━━━━━ DATA SEGMENT

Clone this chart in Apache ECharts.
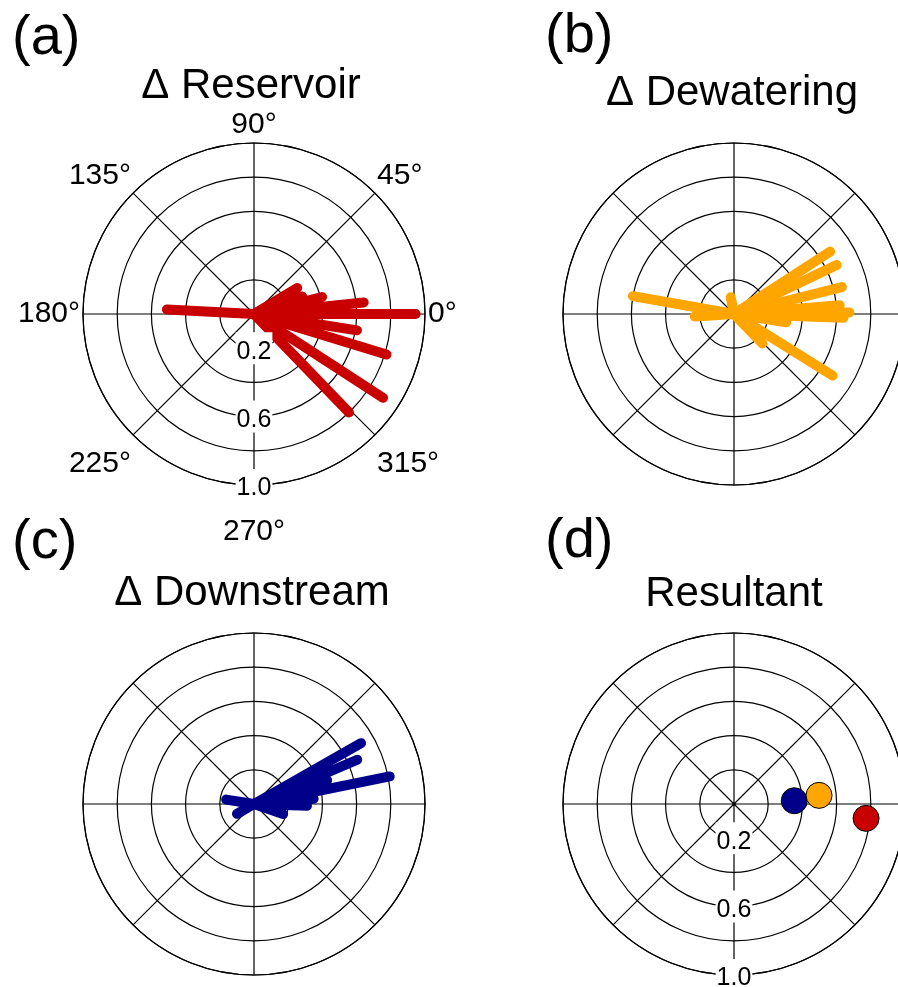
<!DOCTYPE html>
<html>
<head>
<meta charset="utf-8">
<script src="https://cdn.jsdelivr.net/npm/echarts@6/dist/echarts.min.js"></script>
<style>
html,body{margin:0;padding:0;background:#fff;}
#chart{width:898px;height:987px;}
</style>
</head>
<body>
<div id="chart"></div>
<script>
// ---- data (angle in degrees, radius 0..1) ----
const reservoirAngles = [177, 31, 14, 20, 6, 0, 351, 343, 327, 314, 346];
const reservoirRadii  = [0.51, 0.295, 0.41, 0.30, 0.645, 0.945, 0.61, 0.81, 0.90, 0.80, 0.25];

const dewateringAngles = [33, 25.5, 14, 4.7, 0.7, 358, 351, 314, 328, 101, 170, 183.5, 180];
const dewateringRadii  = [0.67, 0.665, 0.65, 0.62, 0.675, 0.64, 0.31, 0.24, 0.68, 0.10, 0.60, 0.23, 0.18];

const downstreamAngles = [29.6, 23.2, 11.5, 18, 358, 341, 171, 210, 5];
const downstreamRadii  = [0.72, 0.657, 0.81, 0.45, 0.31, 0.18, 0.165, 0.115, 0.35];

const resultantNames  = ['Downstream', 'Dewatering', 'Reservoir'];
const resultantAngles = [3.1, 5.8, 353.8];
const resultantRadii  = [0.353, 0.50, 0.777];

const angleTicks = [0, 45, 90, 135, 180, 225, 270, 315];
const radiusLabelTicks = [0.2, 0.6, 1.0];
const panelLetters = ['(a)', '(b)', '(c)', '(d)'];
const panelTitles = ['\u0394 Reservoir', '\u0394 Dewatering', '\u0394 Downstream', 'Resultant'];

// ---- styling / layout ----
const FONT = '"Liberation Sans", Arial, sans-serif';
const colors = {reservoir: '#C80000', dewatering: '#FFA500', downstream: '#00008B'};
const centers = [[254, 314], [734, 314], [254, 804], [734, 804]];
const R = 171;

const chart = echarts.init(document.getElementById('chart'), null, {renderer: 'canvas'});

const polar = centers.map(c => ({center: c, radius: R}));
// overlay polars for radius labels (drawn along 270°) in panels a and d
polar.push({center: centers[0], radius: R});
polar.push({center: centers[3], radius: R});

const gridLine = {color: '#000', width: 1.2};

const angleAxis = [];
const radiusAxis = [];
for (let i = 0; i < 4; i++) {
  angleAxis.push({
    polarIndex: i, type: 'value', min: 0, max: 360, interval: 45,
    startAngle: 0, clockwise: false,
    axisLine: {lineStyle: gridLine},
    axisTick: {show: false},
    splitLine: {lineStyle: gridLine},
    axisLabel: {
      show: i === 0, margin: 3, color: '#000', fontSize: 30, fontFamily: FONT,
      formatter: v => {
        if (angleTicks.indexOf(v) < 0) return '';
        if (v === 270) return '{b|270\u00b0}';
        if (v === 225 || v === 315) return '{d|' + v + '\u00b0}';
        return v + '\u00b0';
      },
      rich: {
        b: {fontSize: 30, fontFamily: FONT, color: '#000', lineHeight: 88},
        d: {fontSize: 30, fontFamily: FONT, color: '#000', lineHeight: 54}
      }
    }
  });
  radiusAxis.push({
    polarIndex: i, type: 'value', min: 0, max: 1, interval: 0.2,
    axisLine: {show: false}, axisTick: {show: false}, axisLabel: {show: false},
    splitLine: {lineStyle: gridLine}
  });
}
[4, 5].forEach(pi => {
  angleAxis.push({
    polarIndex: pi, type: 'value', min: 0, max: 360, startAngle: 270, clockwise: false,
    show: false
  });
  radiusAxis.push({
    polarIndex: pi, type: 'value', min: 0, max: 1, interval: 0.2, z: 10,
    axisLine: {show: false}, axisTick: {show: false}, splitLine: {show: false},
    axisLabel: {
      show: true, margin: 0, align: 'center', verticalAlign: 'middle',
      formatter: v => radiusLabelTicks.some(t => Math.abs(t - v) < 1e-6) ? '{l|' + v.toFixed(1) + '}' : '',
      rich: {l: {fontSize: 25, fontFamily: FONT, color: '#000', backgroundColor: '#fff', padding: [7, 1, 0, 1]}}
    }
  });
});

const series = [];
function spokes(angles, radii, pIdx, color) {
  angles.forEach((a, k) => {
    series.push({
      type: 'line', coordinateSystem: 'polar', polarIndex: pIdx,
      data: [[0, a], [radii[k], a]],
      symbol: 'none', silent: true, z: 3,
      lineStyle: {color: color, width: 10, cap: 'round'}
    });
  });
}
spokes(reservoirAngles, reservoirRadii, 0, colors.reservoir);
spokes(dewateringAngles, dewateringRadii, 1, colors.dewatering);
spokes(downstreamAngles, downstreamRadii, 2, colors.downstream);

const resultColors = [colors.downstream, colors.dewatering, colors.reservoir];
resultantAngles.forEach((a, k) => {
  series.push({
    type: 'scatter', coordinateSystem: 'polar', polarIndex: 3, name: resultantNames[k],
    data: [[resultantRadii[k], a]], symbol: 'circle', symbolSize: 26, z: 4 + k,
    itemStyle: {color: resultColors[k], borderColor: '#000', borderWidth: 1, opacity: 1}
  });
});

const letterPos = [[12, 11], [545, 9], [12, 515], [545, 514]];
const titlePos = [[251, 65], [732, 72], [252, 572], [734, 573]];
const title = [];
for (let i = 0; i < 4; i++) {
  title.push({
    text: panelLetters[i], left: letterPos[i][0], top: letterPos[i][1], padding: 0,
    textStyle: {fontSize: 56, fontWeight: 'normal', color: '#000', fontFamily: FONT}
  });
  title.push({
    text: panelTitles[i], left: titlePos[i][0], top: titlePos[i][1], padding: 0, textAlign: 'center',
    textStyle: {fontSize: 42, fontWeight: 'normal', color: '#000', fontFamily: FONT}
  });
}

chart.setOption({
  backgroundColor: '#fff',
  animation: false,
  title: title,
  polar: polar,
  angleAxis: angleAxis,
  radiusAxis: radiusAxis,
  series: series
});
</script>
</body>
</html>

━━━━━━━━━━

SHORT TASK - Reproduce the full listing faithfully, but do not carry over any pictures.

PROBLEM SOLUTION -
Clone this chart in Apache ECharts.
<!DOCTYPE html>
<html>
<head>
<meta charset="utf-8">
<script src="https://cdn.jsdelivr.net/npm/echarts@6/dist/echarts.min.js"></script>
<style>
html,body{margin:0;padding:0;background:#fff;}
#chart{width:898px;height:987px;}
</style>
</head>
<body>
<div id="chart"></div>
<script>
// ---- data (angle in degrees, radius 0..1) ----
const reservoirAngles = [177, 31, 14, 20, 6, 0, 351, 343, 327, 314, 346];
const reservoirRadii  = [0.51, 0.295, 0.41, 0.30, 0.645, 0.945, 0.61, 0.81, 0.90, 0.80, 0.25];

const dewateringAngles = [33, 25.5, 14, 4.7, 0.7, 358, 351, 314, 328, 101, 170, 183.5, 180];
const dewateringRadii  = [0.67, 0.665, 0.65, 0.62, 0.675, 0.64, 0.31, 0.24, 0.68, 0.10, 0.60, 0.23, 0.18];

const downstreamAngles = [29.6, 23.2, 11.5, 18, 358, 341, 171, 210, 5];
const downstreamRadii  = [0.72, 0.657, 0.81, 0.45, 0.31, 0.18, 0.165, 0.115, 0.35];

const resultantNames  = ['Downstream', 'Dewatering', 'Reservoir'];
const resultantAngles = [3.1, 5.8, 353.8];
const resultantRadii  = [0.353, 0.50, 0.777];

const angleTicks = [0, 45, 90, 135, 180, 225, 270, 315];
const radiusLabelTicks = [0.2, 0.6, 1.0];
const panelLetters = ['(a)', '(b)', '(c)', '(d)'];
const panelTitles = ['\u0394 Reservoir', '\u0394 Dewatering', '\u0394 Downstream', 'Resultant'];

// ---- styling / layout ----
const FONT = '"Liberation Sans", Arial, sans-serif';
const colors = {reservoir: '#C80000', dewatering: '#FFA500', downstream: '#00008B'};
const centers = [[254, 314], [734, 314], [254, 804], [734, 804]];
const R = 171;

const chart = echarts.init(document.getElementById('chart'), null, {renderer: 'canvas'});

const polar = centers.map(c => ({center: c, radius: R}));
// overlay polars for radius labels (drawn along 270°) in panels a and d
polar.push({center: centers[0], radius: R});
polar.push({center: centers[3], radius: R});

const gridLine = {color: '#000', width: 1.2};

const angleAxis = [];
const radiusAxis = [];
for (let i = 0; i < 4; i++) {
  angleAxis.push({
    polarIndex: i, type: 'value', min: 0, max: 360, interval: 45,
    startAngle: 0, clockwise: false,
    axisLine: {lineStyle: gridLine},
    axisTick: {show: false},
    splitLine: {lineStyle: gridLine},
    axisLabel: {
      show: i === 0, margin: 3, color: '#000', fontSize: 30, fontFamily: FONT,
      formatter: v => {
        if (angleTicks.indexOf(v) < 0) return '';
        if (v === 270) return '{b|270\u00b0}';
        if (v === 225 || v === 315) return '{d|' + v + '\u00b0}';
        return v + '\u00b0';
      },
      rich: {
        b: {fontSize: 30, fontFamily: FONT, color: '#000', lineHeight: 88},
        d: {fontSize: 30, fontFamily: FONT, color: '#000', lineHeight: 54}
      }
    }
  });
  radiusAxis.push({
    polarIndex: i, type: 'value', min: 0, max: 1, interval: 0.2,
    axisLine: {show: false}, axisTick: {show: false}, axisLabel: {show: false},
    splitLine: {lineStyle: gridLine}
  });
}
[4, 5].forEach(pi => {
  angleAxis.push({
    polarIndex: pi, type: 'value', min: 0, max: 360, startAngle: 270, clockwise: false,
    show: false
  });
  radiusAxis.push({
    polarIndex: pi, type: 'value', min: 0, max: 1, interval: 0.2, z: 10,
    axisLine: {show: false}, axisTick: {show: false}, splitLine: {show: false},
    axisLabel: {
      show: true, margin: 0, align: 'center', verticalAlign: 'middle',
      formatter: v => radiusLabelTicks.some(t => Math.abs(t - v) < 1e-6) ? '{l|' + v.toFixed(1) + '}' : '',
      rich: {l: {fontSize: 25, fontFamily: FONT, color: '#000', backgroundColor: '#fff', padding: [7, 1, 0, 1]}}
    }
  });
});

const series = [];
function spokes(angles, radii, pIdx, color) {
  angles.forEach((a, k) => {
    series.push({
      type: 'line', coordinateSystem: 'polar', polarIndex: pIdx,
      data: [[0, a], [radii[k], a]],
      symbol: 'none', silent: true, z: 3,
      lineStyle: {color: color, width: 10, cap: 'round'}
    });
  });
}
spokes(reservoirAngles, reservoirRadii, 0, colors.reservoir);
spokes(dewateringAngles, dewateringRadii, 1, colors.dewatering);
spokes(downstreamAngles, downstreamRadii, 2, colors.downstream);

const resultColors = [colors.downstream, colors.dewatering, colors.reservoir];
resultantAngles.forEach((a, k) => {
  series.push({
    type: 'scatter', coordinateSystem: 'polar', polarIndex: 3, name: resultantNames[k],
    data: [[resultantRadii[k], a]], symbol: 'circle', symbolSize: 26, z: 4 + k,
    itemStyle: {color: resultColors[k], borderColor: '#000', borderWidth: 1, opacity: 1}
  });
});

const letterPos = [[12, 11], [545, 9], [12, 515], [545, 514]];
const titlePos = [[251, 65], [732, 72], [252, 572], [734, 573]];
const title = [];
for (let i = 0; i < 4; i++) {
  title.push({
    text: panelLetters[i], left: letterPos[i][0], top: letterPos[i][1], padding: 0,
    textStyle: {fontSize: 56, fontWeight: 'normal', color: '#000', fontFamily: FONT}
  });
  title.push({
    text: panelTitles[i], left: titlePos[i][0], top: titlePos[i][1], padding: 0, textAlign: 'center',
    textStyle: {fontSize: 42, fontWeight: 'normal', color: '#000', fontFamily: FONT}
  });
}

chart.setOption({
  backgroundColor: '#fff',
  animation: false,
  title: title,
  polar: polar,
  angleAxis: angleAxis,
  radiusAxis: radiusAxis,
  series: series
});
</script>
</body>
</html>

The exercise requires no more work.